The documentary affords us Cave’s view of himself as a singer/performer and the certain amount of role playing this entails. It’s an astute awareness of Cave’s own relationship to his art.

20,000 Days On Earth has a brief sojourn to Cave’s time as leader of The Birthday Party. I was fortunate enough to catch the band once, and it still remains a live highlight. The gig was violent and disturbing, but energy fuelled. Cave, like a broken doll, repeatedly falling on us, the audience gathered at the front of stage. To the right of us, a large man in a kimono was eating oranges and then breathing fire towards the stage (really). Whenever Cave fell into the mosh pit, the kimono figure would part the crowd, fetch Cave and prop him back onto the stage. It was an incredibly wild and surreal show. Not long after, at some point in the mid 1980’s, I was recording at a studio in London, adjacent to Cave’s then label, Mute. You had to go through Mute’s entrance to get to the studio. Walking through the reception area one morning, this door flew open at the top of a staircase, Cave stood there, looking pretty unstable. He fell down the stairs, a sack of black cloth, big boots and wild hair, flailing as he went. He gathered himself, sat in a chair and no one said anything. He was wasted. 20,000 Days On Earth reveals the older, sober spirit to those times, no less interesting, equally intense. Cave charms us with his open candour, 20,000 Days On Earth is worth your time.

Astrid

Nick Cave and his band manage to teeter from album to album and film to film somewhere between being an artist and a superstar, fictive and revelatory, mainstream but alternative. Watching 20,000 Days On Earth convinces me that this guy really knows how to get the best of both worlds. Cave’s artistic position appears ideal – he has the means to spend forever in the studio, make high art, expensive films to market his newest albums and generally pick his positions. My initial feelings watching this movie from 2014 are jealousy and the sense that the romantic male artist myth lives and breaths with this one.

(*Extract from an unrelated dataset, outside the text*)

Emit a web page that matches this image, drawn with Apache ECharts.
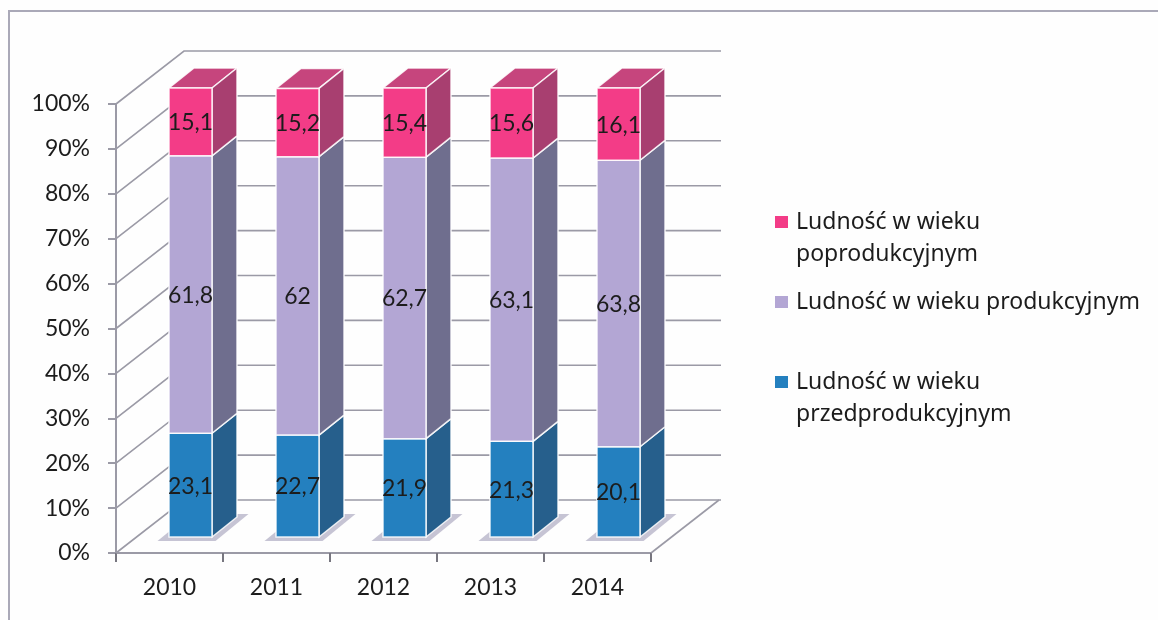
<!DOCTYPE html>
<html>
<head>
<meta charset="utf-8">
<style>
html, body { margin: 0; padding: 0; background: #fff; }
#chart { width: 1158px; height: 620px; }
</style>
<script src="https://cdn.jsdelivr.net/npm/echarts@6/dist/echarts.min.js"></script>
</head>
<body>
<div id="chart"></div>
<script>
var categories = ['2010', '2011', '2012', '2013', '2014'];
var przed = [23.1, 22.7, 21.9, 21.3, 20.1];
var prod = [61.8, 62, 62.7, 63.1, 63.8];
var poprod = [15.1, 15.2, 15.4, 15.6, 16.1];
var yTicks = [0, 10, 20, 30, 40, 50, 60, 70, 80, 90, 100];

var namePrzed = 'Ludność w wieku przedprodukcyjnym';
var nameProd = 'Ludność w wieku produkcyjnym';
var namePoprod = 'Ludność w wieku poprodukcyjnym';

// perspective of the box, in px
var depthX = 68, depthY = 53;
var barW = 43;
var barShiftX = 21, barShiftY = 16;
var sideX = 25, sideY = 20;
var wallColor = '#9b9aa6';
var fontName = 'Lato';

// stacks a column on top of the ones below it: [index, from, to, value]
function stackRows(values, below) {
  return values.map(function (v, i) {
    var base = 0;
    below.forEach(function (b) { base += b[i]; });
    return [i, base, base + v, v];
  });
}

function barSeries(name, rows, front, side, top) {
  return {
    type: 'custom',
    name: name,
    z: 3,
    silent: true,
    itemStyle: { color: front },
    data: rows,
    renderItem: function (params, api) {
      var low = api.coord([api.value(0), api.value(1)]);
      var high = api.coord([api.value(0), api.value(2)]);
      var l = low[0] - barW / 2 + barShiftX;
      var r = l + barW;
      var yb = low[1] - barShiftY;
      var yt = high[1] - barShiftY;
      var edge = { stroke: 'rgba(255,255,255,0.85)', lineWidth: 1.5 };
      var kids = [];
      if (top) {
        kids.push({
          type: 'polygon',
          shape: { points: [[l, yt], [l + sideX, yt - sideY], [r + sideX, yt - sideY], [r, yt]] },
          style: Object.assign({ fill: top }, edge)
        });
      }
      kids.push({
        type: 'polygon',
        shape: { points: [[r, yt], [r + sideX, yt - sideY], [r + sideX, yb - sideY], [r, yb]] },
        style: Object.assign({ fill: side }, edge)
      });
      kids.push({
        type: 'rect',
        shape: { x: l, y: yt, width: barW, height: yb - yt },
        style: Object.assign({ fill: front }, edge)
      });
      kids.push({
        type: 'text',
        z2: 10,
        style: {
          x: l + barW / 2,
          y: (yt + yb) / 2 + 1,
          text: String(api.value(3)).replace('.', ','),
          align: 'center',
          verticalAlign: 'middle',
          fill: '#1c1c1c',
          font: '23px ' + fontName
        }
      });
      return { type: 'group', children: kids };
    }
  };
}

function legendFor(name, top) {
  return {
    data: [{ name: name, icon: 'rect' }],
    orient: 'vertical',
    left: 775,
    top: top,
    padding: 0,
    itemWidth: 13,
    itemHeight: 12,
    selectedMode: false,
    formatter: function (n) {
      if (n === nameProd) return n;
      // blank first line keeps the marker level with the first text line
      return '\nLudność w wieku\n' + n.replace('Ludność w wieku ', '');
    },
    textStyle: {
      fontFamily: 'Noto Sans',
      fontSize: 23,
      color: '#1c1c1c',
      lineHeight: 32,
      padding: [0, 0, 0, 3]
    }
  };
}

var chart = echarts.init(document.getElementById('chart'));

var option = {
  animation: false,
  backgroundColor: '#fefefe',
  grid: { left: 116, top: 104, width: 535, height: 449 },
  legend: [
    legendFor(namePoprod, 174),
    legendFor(nameProd, 286),
    legendFor(namePrzed, 334)
  ],
  graphic: [
    // outer frame of the scanned chart
    {
      type: 'polyline',
      shape: { points: [[9, 620], [9, 11], [1158, 11]] },
      style: { stroke: '#aaa9b8', lineWidth: 2, fill: null }
    }
  ],
  xAxis: {
    type: 'category',
    data: categories,
    axisLine: { lineStyle: { color: wallColor, width: 2 } },
    axisTick: { show: true, length: 9, lineStyle: { color: '#77767f', width: 2 } },
    axisLabel: { margin: 23, fontFamily: fontName, fontSize: 23, color: '#1c1c1c' }
  },
  yAxis: {
    type: 'value',
    min: 0,
    max: 100,
    interval: 10,
    splitLine: { show: false },
    axisLine: { show: true, lineStyle: { color: wallColor, width: 2 } },
    axisTick: { show: true, length: 8, lineStyle: { color: wallColor, width: 2 } },
    axisLabel: { margin: 26, formatter: '{value}%', fontFamily: fontName, fontSize: 23, color: '#1c1c1c' }
  },
  series: [
    // walls and floor of the box
    {
      type: 'custom',
      silent: true,
      z: 1,
      data: yTicks.map(function (t) { return [0, t]; }),
      renderItem: function (params, api) {
        var tick = api.value(1);
        var y = api.coord([0, tick])[1];
        var x0 = params.coordSys.x;
        var x1 = x0 + params.coordSys.width;
        var line = { stroke: wallColor, lineWidth: 1.6, fill: null };
        var kids = [
          { type: 'polyline', shape: { points: [[x0, y], [x0 + depthX, y - depthY], [x1 + depthX + 2, y - depthY]] }, style: line }
        ];
        if (tick === 0) {
          kids.push({ type: 'line', shape: { x1: x1, y1: y, x2: x1 + depthX, y2: y - depthY }, style: line });
        }
        return { type: 'group', children: kids };
      }
    },
    // floor shadows under the bars
    {
      type: 'custom',
      silent: true,
      z: 2,
      data: categories.map(function (c, i) { return [i, 0]; }),
      renderItem: function (params, api) {
        var p = api.coord([api.value(0), 0]);
        var l = p[0] - 12, y = p[1] - 12;
        return {
          type: 'polygon',
          shape: { points: [[l, y], [l + 58, y], [l + 91, y - 27], [l + 33, y - 27]] },
          style: { fill: '#c6c4d4' }
        };
      }
    },
    barSeries(namePrzed, stackRows(przed, []), '#2480bf', '#265f8c'),
    barSeries(nameProd, stackRows(prod, [przed]), '#b3a6d4', '#6f6e8e'),
    barSeries(namePoprod, stackRows(poprod, [przed, prod]), '#f33c87', '#a83f70', '#c6457d')
  ]
};
chart.setOption(option);
window.addEventListener('resize', function () { chart.resize(); });
</script>
</body>
</html>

But Cave is charming and disarming. Even without the knowledge that the follow-up movie and album partially address the loss of his son last year, I am sold pretty quickly. Nick Cave knows how to peel himself like a fictive onion layer by layer. He knows that to give yourself openly only creates a mystery, the wonder of who we really are. Then there is the matter of all the funny guest appearances and the impressive loving presence of Warren Ellis. His stories and his behaviour around Cave in the studio are delightful things. The connection between Ellis and Cave is the best stuff of musical relationships. There must be a special and unique kind of love called musical love that only happens between people who connect through making music. It is addictive, special and rarely have I seen anyone depict it as well as 20,000 Days On Earth. And it’s not a sexual connection, yet I’m sure it has been often mistaken for that physical desire.

Nick Cave knows how to peel himself like a fictive onion layer by layer. He knows that to give yourself openly only creates a mystery, the wonder of who we really are.

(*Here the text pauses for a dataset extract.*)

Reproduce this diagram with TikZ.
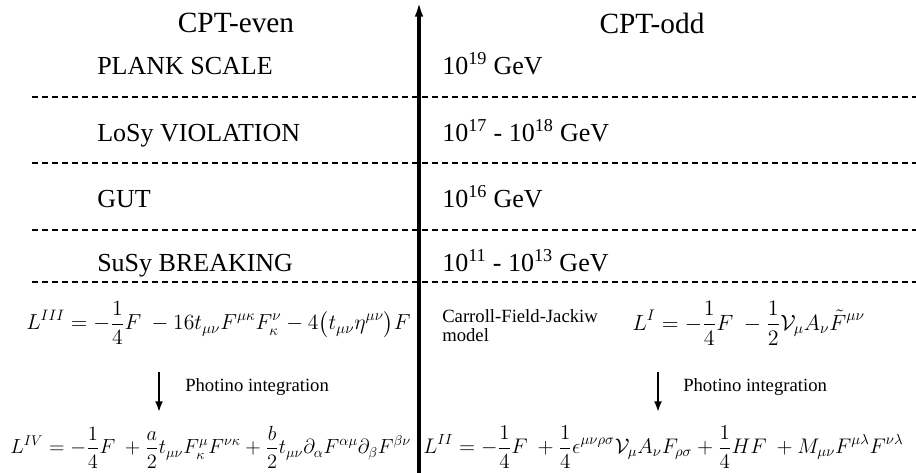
\documentclass[tikz,border=0pt]{standalone}
\usepackage{amsmath}
\usepackage{graphicx}
\usepackage{fontspec}
\setmainfont{Liberation Serif}
\usetikzlibrary{arrows.meta, positioning}

\begin{document}
\begin{tikzpicture}[
  x=0.75pt, y=-0.75pt,
  hd/.style={font=\fontsize{22}{26}\selectfont, inner sep=0pt},
  lvl/.style={font=\fontsize{19.5}{23}\selectfont, anchor=base west, inner sep=0pt},
  eq/.style={font=\fontsize{14.4}{18}\selectfont, anchor=west, inner sep=0pt},
  sm/.style={font=\fontsize{14}{14.5}\selectfont, inner sep=0pt, align=left},
  axis/.style={line width=2.4pt, -{Latex[length=11pt,width=6.5pt]}},
  fl/.style={line width=1.5pt, -{Latex[length=8pt,width=6pt]}},
  dsh/.style={line width=0.8pt, dash pattern=on 4.5pt off 3pt},
]
\useasboundingbox (0,0) rectangle (916,473);

% headings
\node[hd] (even) at (236,23) {CPT-even};
\node[hd] (odd)  at (652,23) {CPT-odd};

% energy scales
\node[lvl] (plank) at (97,75)  {PLANK SCALE};
\node[lvl] (losy)  at (97,142) {LoSy VIOLATION};
\node[lvl] (gut)   at (97,208) {GUT};
\node[lvl] (susy)  at (97,272) {SuSy BREAKING};
\node[lvl] (e19)   at (442,75)  {10\textsuperscript{19} GeV};
\node[lvl] (e17)   at (442,142) {10\textsuperscript{17} - 10\textsuperscript{18} GeV};
\node[lvl] (e16)   at (442,208) {10\textsuperscript{16} GeV};
\node[lvl] (e11)   at (442,272) {10\textsuperscript{11} - 10\textsuperscript{13} GeV};

\foreach \y in {97,163,230,282}
  \draw[dsh] (32,\y) -- (916,\y);

% lagrangians
\node[eq] (l3) at (26,323) {\scalebox{1.13}{%
  $\displaystyle L^{III}=-\frac{1}{4}F\ -16t_{\mu\nu}F^{\mu\kappa}F^{\nu}_{\kappa}-4\big(t_{\mu\nu}\eta^{\mu\nu}\big)F$}};
\node[sm, anchor=north west] (cfj) at (442,309) {Carroll-Field-Jackiw\\model};
\node[eq] (l1) at (632,323) {\scalebox{1.15}{%
  $\displaystyle L^{I}=-\frac{1}{4}F\ -\frac{1}{2}\mathcal{V}_{\mu}A_{\nu}\tilde{F}^{\mu\nu}$}};
\node[eq] (l4) at (10,447) {\scalebox{1.064}{%
  $\displaystyle L^{IV}=-\frac{1}{4}F\ +\frac{a}{2}t_{\mu\nu}F^{\mu}_{\kappa}F^{\nu\kappa}+\frac{b}{2}t_{\mu\nu}\partial_{\alpha}F^{\alpha\mu}\partial_{\beta}F^{\beta\nu}$}};
\node[eq] (l2) at (423,447) {\scalebox{1.10}{%
  $\displaystyle L^{II}=-\frac{1}{4}F\ +\frac{1}{4}\epsilon^{\mu\nu\rho\sigma}\mathcal{V}_{\mu}A_{\nu}F_{\rho\sigma}+\frac{1}{4}HF\ +M_{\mu\nu}F^{\mu\lambda}F^{\nu\lambda}$}};

% photino integration
\coordinate (pl0) at (159,372);
\coordinate (pl1) at (159,412);
\coordinate (pr0) at (658,372);
\coordinate (pr1) at (658,412);
\draw[fl] (pl0) -- (pl1);
\draw[fl] (pr0) -- (pr1);
\node[sm, anchor=base west] (phl) at (185,392) {Photino integration};
\node[sm, anchor=base west] (phr) at (683,392) {Photino integration};

% energy axis
\coordinate (ax0) at (419,473);
\coordinate (ax1) at (419,2);
\draw[axis] (ax0) -- (ax1);
\end{tikzpicture}
\end{document}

Nick Cave is incredibly lucky to be able to do what he does. If he was starting out right now, I doubt he’d ever get into the superstar-artist position he occupies now. Maybe he’d become a bitter musician who has to work in a library, or maybe he’d be selling something in an ad agency and wrecking hell in the studio at night. But Cave has inherited mantels and lapels off of coats that now hang in museums. He carries dust on his shoulders. I am baffled by his incessant references to Christian religious figures, a little bored by his sex and drugs and rock’n’roll references and filled with curiosity to see where he is still moving towards. Because even though he has achieved enough, I can see that Cave’s artistic ambition shines through him still. And it keeps things moving, it keeps everyone on their toes. Then life unfolds.